_WHAT TO WORK ON:_ Every line of the listing must be reproduced as it stands. Leave the images behind.

□ □ □ □ □ □ □

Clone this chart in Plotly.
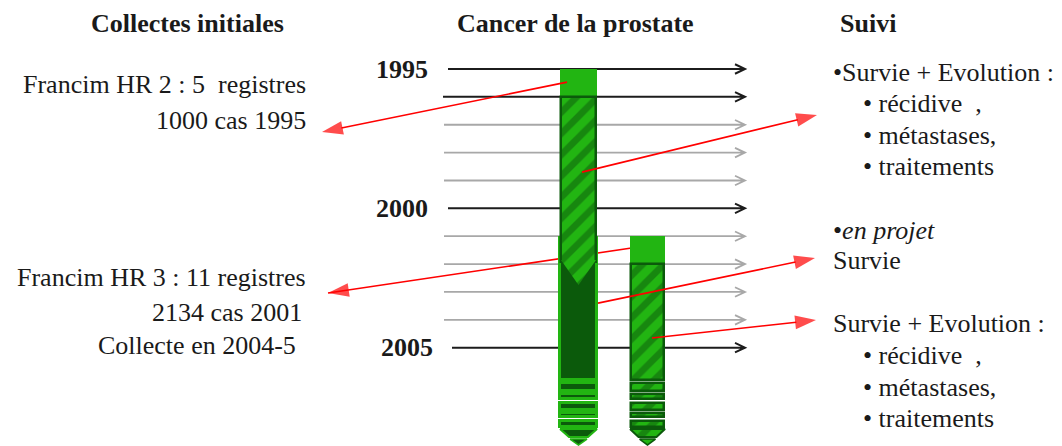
import plotly.graph_objects as go

LIGHT = "#22b512"
DARK = "#0b5a0b"
RED = "#ff0000"
BLACK_LINE = "#1c1c1c"
GREY_LINE = "#a8a8a8"
TEXT = "#1a1a1a"
FONT = "Liberation Serif"

# ---------------- data ----------------
years = [1995, 1996, 1997, 1998, 1999, 2000, 2001, 2002, 2003, 2004, 2005]
year_line_dark = [True, True, False, False, False, True, False, False, False, False, True]
year_line_start = [448, 443, 444, 444, 444, 448, 444, 444, 444, 444, 452]
year_line_end = 745
year_labels = ["1995", "2000", "2005"]
year_label_years = [1995, 2000, 2005]
year_label_right = [430, 430, 435]

bar_pos = [578.5, 647.5]          # column HR2, column HR3
c1_collect = [1995.0, 1996.0]
c1_follow = [1996.0, 2001.93]
c1_follow_tip = 2002.75
c1_dark = [2001.06, 2006.16]
c2_collect = [2001.0, 2002.0]
c2_follow = [2002.0, 2006.16]
dash_start = [2006.27, 2006.66, 2006.98, 2007.34, 2007.63]
dash_end = [2006.55, 2006.84, 2007.23, 2007.49, 2007.85]
taper = [2007.92, 2008.20]
point = [2008.28, 2008.49]

red_from_x = [567, 582, 645, 598, 652]
red_from_y = [1995.47, 1998.70, 2001.35, 2003.40, 2004.65]
red_to_x = [322, 817, 328, 815, 816]
red_to_y = [1997.26, 1996.65, 2003.04, 2001.78, 2004.01]
red_under_bars = [False, False, True, False, False]

# ---------------- page geometry (body has an 8px margin) ----------------
OFF = 8
W, H = 1062 - OFF, 446 - OFF
PX_PER_YEAR = 27.87
Y_TOP = 1995 - (69 - OFF) / PX_PER_YEAR
Y_BOT = Y_TOP + H / PX_PER_YEAR

fig = go.Figure()
hatch = dict(shape="/", fgcolor=DARK, bgcolor=LIGHT, size=15, solidity=0.45)


def bars(x, starts, ends, width, fill, lc, lw, pattern=None):
    marker = dict(color=fill, line=dict(color=lc, width=lw))
    if pattern:
        marker["pattern"] = pattern
    return go.Bar(x=[x] * len(starts), base=starts,
                  y=[e - s for s, e in zip(starts, ends)],
                  width=[width] * len(starts), marker=marker,
                  hoverinfo="skip", showlegend=False)


x1, x2 = bar_pos
fig.add_trace(bars(x1, [c1_dark[0]] + dash_start, [c1_dark[1]] + dash_end, 37, DARK, LIGHT, 3))
fig.add_trace(bars(x1, [c1_collect[0]], [c1_collect[1]], 37, LIGHT, LIGHT, 0))
fig.add_trace(bars(x1, [c1_follow[0]], [c1_follow[1]], 35, LIGHT, DARK, 2.5, hatch))
fig.add_trace(bars(x2, [c2_collect[0]], [c2_collect[1]], 35, LIGHT, LIGHT, 0))
fig.add_trace(bars(x2, [c2_follow[0]] + dash_start, [c2_follow[1]] + dash_end, 33, LIGHT, DARK, 2.5, hatch))


def poly(xs, ys, fill, lc, lw, pattern=None):
    kw = dict(x=xs, y=ys, mode="lines", fill="toself", fillcolor=fill,
              line=dict(color=lc, width=lw), hoverinfo="skip", showlegend=False)
    if pattern:
        kw["fillpattern"] = pattern
    return go.Scatter(**kw)


# pointed end of the first follow-up column
vt = c1_follow[1] - 0.08
fig.add_trace(poly([x1 - 17.5, x1 + 17.5, x1, x1 - 17.5], [vt, vt, c1_follow_tip, vt],
                   LIGHT, LIGHT, 0, hatch))
# tapered ends
fig.add_trace(poly([x1 - 18.5, x1 + 18.5, x1 + 9.5, x1 - 9.5, x1 - 18.5],
                   [taper[0], taper[0], taper[1], taper[1], taper[0]], DARK, LIGHT, 2))
fig.add_trace(poly([x1 - 8.5, x1 + 8.5, x1, x1 - 8.5],
                   [point[0], point[0], point[1], point[0]], DARK, LIGHT, 1.5))
fig.add_trace(poly([x2 - 17.5, x2 + 17.5, x2 + 9, x2 - 9, x2 - 17.5],
                   [taper[0], taper[0], taper[1], taper[1], taper[0]], LIGHT, DARK, 2, hatch))
fig.add_trace(poly([x2 - 8, x2 + 8, x2, x2 - 8],
                   [point[0], point[0], point[1], point[0]], LIGHT, DARK, 1.5, hatch))

shapes = []
# year arrows (below the columns)
for yv, dark, sx in zip(years, year_line_dark, year_line_start):
    col = BLACK_LINE if dark else GREY_LINE
    d = 0.17
    path = (f"M {sx},{yv} L {year_line_end},{yv} "
            f"M {year_line_end - 10},{yv - d} L {year_line_end},{yv} L {year_line_end - 10},{yv + d}")
    shapes.append(dict(type="path", xref="x", yref="y", path=path, layer="below",
                       line=dict(color=col, width=2 if dark else 1.8)))

# red arrows
for fx, fy, tx, ty, under in zip(red_from_x, red_from_y, red_to_x, red_to_y, red_under_bars):
    mk = dict(symbol="arrow", size=[0, 22], angleref="previous", color=RED,
              line=dict(width=0))
    if under:
        shapes.append(dict(type="line", xref="x", yref="y", x0=fx, y0=fy, x1=tx, y1=ty,
                           layer="below", line=dict(color=RED, width=1.6)))
        fig.add_trace(go.Scatter(x=[fx, tx], y=[fy, ty], mode="markers", marker=mk,
                                 hoverinfo="skip", showlegend=False))
    else:
        fig.add_trace(go.Scatter(x=[fx, tx], y=[fy, ty], mode="lines+markers",
                                 line=dict(color=RED, width=1.6), marker=mk,
                                 hoverinfo="skip", showlegend=False))


def py(px):
    return 1 - (px - OFF) / H


ann = []


def txt(t, x, ypx, anchor, size=26, bold=False):
    if bold:
        t = f"<b>{t}</b>"
    ann.append(dict(text=t, x=x, y=py(ypx), xref="x", yref="paper", xanchor=anchor,
                    yanchor="middle", showarrow=False,
                    font=dict(family=FONT, size=size, color=TEXT)))


# titles
txt("Collectes initiales", 187, 23, "center", bold=True)
txt("Cancer de la prostate", 575, 23, "center", bold=True)
txt("Suivi", 868, 23, "center", bold=True)

# left texts
txt("Francim HR 2 : 5\u00a0 registres", 308, 85, "right")
txt("1000 cas 1995", 308, 120, "right")
txt("Francim HR 3 : 11 registres", 308, 277, "right")
txt("2134 cas 2001", 304, 312, "right")
txt("Collecte en 2004-5", 298, 345, "right")

# right texts
txt("•Survie + Evolution :", 831, 72, "left")
txt("• récidive\u00a0 ,", 861, 103, "left")
txt("• métastases,", 861, 135, "left")
txt("• traitements", 861, 166, "left")
txt("•<i>en projet</i>", 831, 230, "left")
txt("Survie", 831, 260, "left")
txt("Survie + Evolution :", 831, 323, "left")
txt("• récidive\u00a0 ,", 861, 355, "left")
txt("• métastases,", 861, 387, "left")
txt("• traitements", 861, 418, "left")

# year labels
for lab, yv, xr in zip(year_labels, year_label_years, year_label_right):
    ann.append(dict(text=f"<b>{lab}</b>", x=xr, y=yv, xref="x", yref="y", xanchor="right",
                    yanchor="middle", showarrow=False,
                    font=dict(family=FONT, size=26, color=TEXT)))

fig.update_layout(
    width=W, height=H,
    margin=dict(l=0, r=0, t=0, b=0),
    paper_bgcolor="white", plot_bgcolor="white",
    barmode="overlay", bargap=0,
    showlegend=False, hovermode=False,
    shapes=shapes, annotations=ann,
    xaxis=dict(range=[OFF, 1062], visible=False, showgrid=False, zeroline=False),
    yaxis=dict(range=[Y_BOT, Y_TOP], visible=False, showgrid=False, zeroline=False),
)

fig.write_html("out.html")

□ □ □ □ □ □ □

_WRITTEN ANSWER:_
Clone this chart in Plotly.
import plotly.graph_objects as go

LIGHT = "#22b512"
DARK = "#0b5a0b"
RED = "#ff0000"
BLACK_LINE = "#1c1c1c"
GREY_LINE = "#a8a8a8"
TEXT = "#1a1a1a"
FONT = "Liberation Serif"

# ---------------- data ----------------
years = [1995, 1996, 1997, 1998, 1999, 2000, 2001, 2002, 2003, 2004, 2005]
year_line_dark = [True, True, False, False, False, True, False, False, False, False, True]
year_line_start = [448, 443, 444, 444, 444, 448, 444, 444, 444, 444, 452]
year_line_end = 745
year_labels = ["1995", "2000", "2005"]
year_label_years = [1995, 2000, 2005]
year_label_right = [430, 430, 435]

bar_pos = [578.5, 647.5]          # column HR2, column HR3
c1_collect = [1995.0, 1996.0]
c1_follow = [1996.0, 2001.93]
c1_follow_tip = 2002.75
c1_dark = [2001.06, 2006.16]
c2_collect = [2001.0, 2002.0]
c2_follow = [2002.0, 2006.16]
dash_start = [2006.27, 2006.66, 2006.98, 2007.34, 2007.63]
dash_end = [2006.55, 2006.84, 2007.23, 2007.49, 2007.85]
taper = [2007.92, 2008.20]
point = [2008.28, 2008.49]

red_from_x = [567, 582, 645, 598, 652]
red_from_y = [1995.47, 1998.70, 2001.35, 2003.40, 2004.65]
red_to_x = [322, 817, 328, 815, 816]
red_to_y = [1997.26, 1996.65, 2003.04, 2001.78, 2004.01]
red_under_bars = [False, False, True, False, False]

# ---------------- page geometry (body has an 8px margin) ----------------
OFF = 8
W, H = 1062 - OFF, 446 - OFF
PX_PER_YEAR = 27.87
Y_TOP = 1995 - (69 - OFF) / PX_PER_YEAR
Y_BOT = Y_TOP + H / PX_PER_YEAR

fig = go.Figure()
hatch = dict(shape="/", fgcolor=DARK, bgcolor=LIGHT, size=15, solidity=0.45)


def bars(x, starts, ends, width, fill, lc, lw, pattern=None):
    marker = dict(color=fill, line=dict(color=lc, width=lw))
    if pattern:
        marker["pattern"] = pattern
    return go.Bar(x=[x] * len(starts), base=starts,
                  y=[e - s for s, e in zip(starts, ends)],
                  width=[width] * len(starts), marker=marker,
                  hoverinfo="skip", showlegend=False)


x1, x2 = bar_pos
fig.add_trace(bars(x1, [c1_dark[0]] + dash_start, [c1_dark[1]] + dash_end, 37, DARK, LIGHT, 3))
fig.add_trace(bars(x1, [c1_collect[0]], [c1_collect[1]], 37, LIGHT, LIGHT, 0))
fig.add_trace(bars(x1, [c1_follow[0]], [c1_follow[1]], 35, LIGHT, DARK, 2.5, hatch))
fig.add_trace(bars(x2, [c2_collect[0]], [c2_collect[1]], 35, LIGHT, LIGHT, 0))
fig.add_trace(bars(x2, [c2_follow[0]] + dash_start, [c2_follow[1]] + dash_end, 33, LIGHT, DARK, 2.5, hatch))


def poly(xs, ys, fill, lc, lw, pattern=None):
    kw = dict(x=xs, y=ys, mode="lines", fill="toself", fillcolor=fill,
              line=dict(color=lc, width=lw), hoverinfo="skip", showlegend=False)
    if pattern:
        kw["fillpattern"] = pattern
    return go.Scatter(**kw)


# pointed end of the first follow-up column
vt = c1_follow[1] - 0.08
fig.add_trace(poly([x1 - 17.5, x1 + 17.5, x1, x1 - 17.5], [vt, vt, c1_follow_tip, vt],
                   LIGHT, LIGHT, 0, hatch))
# tapered ends
fig.add_trace(poly([x1 - 18.5, x1 + 18.5, x1 + 9.5, x1 - 9.5, x1 - 18.5],
                   [taper[0], taper[0], taper[1], taper[1], taper[0]], DARK, LIGHT, 2))
fig.add_trace(poly([x1 - 8.5, x1 + 8.5, x1, x1 - 8.5],
                   [point[0], point[0], point[1], point[0]], DARK, LIGHT, 1.5))
fig.add_trace(poly([x2 - 17.5, x2 + 17.5, x2 + 9, x2 - 9, x2 - 17.5],
                   [taper[0], taper[0], taper[1], taper[1], taper[0]], LIGHT, DARK, 2, hatch))
fig.add_trace(poly([x2 - 8, x2 + 8, x2, x2 - 8],
                   [point[0], point[0], point[1], point[0]], LIGHT, DARK, 1.5, hatch))

shapes = []
# year arrows (below the columns)
for yv, dark, sx in zip(years, year_line_dark, year_line_start):
    col = BLACK_LINE if dark else GREY_LINE
    d = 0.17
    path = (f"M {sx},{yv} L {year_line_end},{yv} "
            f"M {year_line_end - 10},{yv - d} L {year_line_end},{yv} L {year_line_end - 10},{yv + d}")
    shapes.append(dict(type="path", xref="x", yref="y", path=path, layer="below",
                       line=dict(color=col, width=2 if dark else 1.8)))

# red arrows
for fx, fy, tx, ty, under in zip(red_from_x, red_from_y, red_to_x, red_to_y, red_under_bars):
    mk = dict(symbol="arrow", size=[0, 22], angleref="previous", color=RED,
              line=dict(width=0))
    if under:
        shapes.append(dict(type="line", xref="x", yref="y", x0=fx, y0=fy, x1=tx, y1=ty,
                           layer="below", line=dict(color=RED, width=1.6)))
        fig.add_trace(go.Scatter(x=[fx, tx], y=[fy, ty], mode="markers", marker=mk,
                                 hoverinfo="skip", showlegend=False))
    else:
        fig.add_trace(go.Scatter(x=[fx, tx], y=[fy, ty], mode="lines+markers",
                                 line=dict(color=RED, width=1.6), marker=mk,
                                 hoverinfo="skip", showlegend=False))


def py(px):
    return 1 - (px - OFF) / H


ann = []


def txt(t, x, ypx, anchor, size=26, bold=False):
    if bold:
        t = f"<b>{t}</b>"
    ann.append(dict(text=t, x=x, y=py(ypx), xref="x", yref="paper", xanchor=anchor,
                    yanchor="middle", showarrow=False,
                    font=dict(family=FONT, size=size, color=TEXT)))


# titles
txt("Collectes initiales", 187, 23, "center", bold=True)
txt("Cancer de la prostate", 575, 23, "center", bold=True)
txt("Suivi", 868, 23, "center", bold=True)

# left texts
txt("Francim HR 2 : 5\u00a0 registres", 308, 85, "right")
txt("1000 cas 1995", 308, 120, "right")
txt("Francim HR 3 : 11 registres", 308, 277, "right")
txt("2134 cas 2001", 304, 312, "right")
txt("Collecte en 2004-5", 298, 345, "right")

# right texts
txt("•Survie + Evolution :", 831, 72, "left")
txt("• récidive\u00a0 ,", 861, 103, "left")
txt("• métastases,", 861, 135, "left")
txt("• traitements", 861, 166, "left")
txt("•<i>en projet</i>", 831, 230, "left")
txt("Survie", 831, 260, "left")
txt("Survie + Evolution :", 831, 323, "left")
txt("• récidive\u00a0 ,", 861, 355, "left")
txt("• métastases,", 861, 387, "left")
txt("• traitements", 861, 418, "left")

# year labels
for lab, yv, xr in zip(year_labels, year_label_years, year_label_right):
    ann.append(dict(text=f"<b>{lab}</b>", x=xr, y=yv, xref="x", yref="y", xanchor="right",
                    yanchor="middle", showarrow=False,
                    font=dict(family=FONT, size=26, color=TEXT)))

fig.update_layout(
    width=W, height=H,
    margin=dict(l=0, r=0, t=0, b=0),
    paper_bgcolor="white", plot_bgcolor="white",
    barmode="overlay", bargap=0,
    showlegend=False, hovermode=False,
    shapes=shapes, annotations=ann,
    xaxis=dict(range=[OFF, 1062], visible=False, showgrid=False, zeroline=False),
    yaxis=dict(range=[Y_BOT, Y_TOP], visible=False, showgrid=False, zeroline=False),
)

fig.write_html("out.html")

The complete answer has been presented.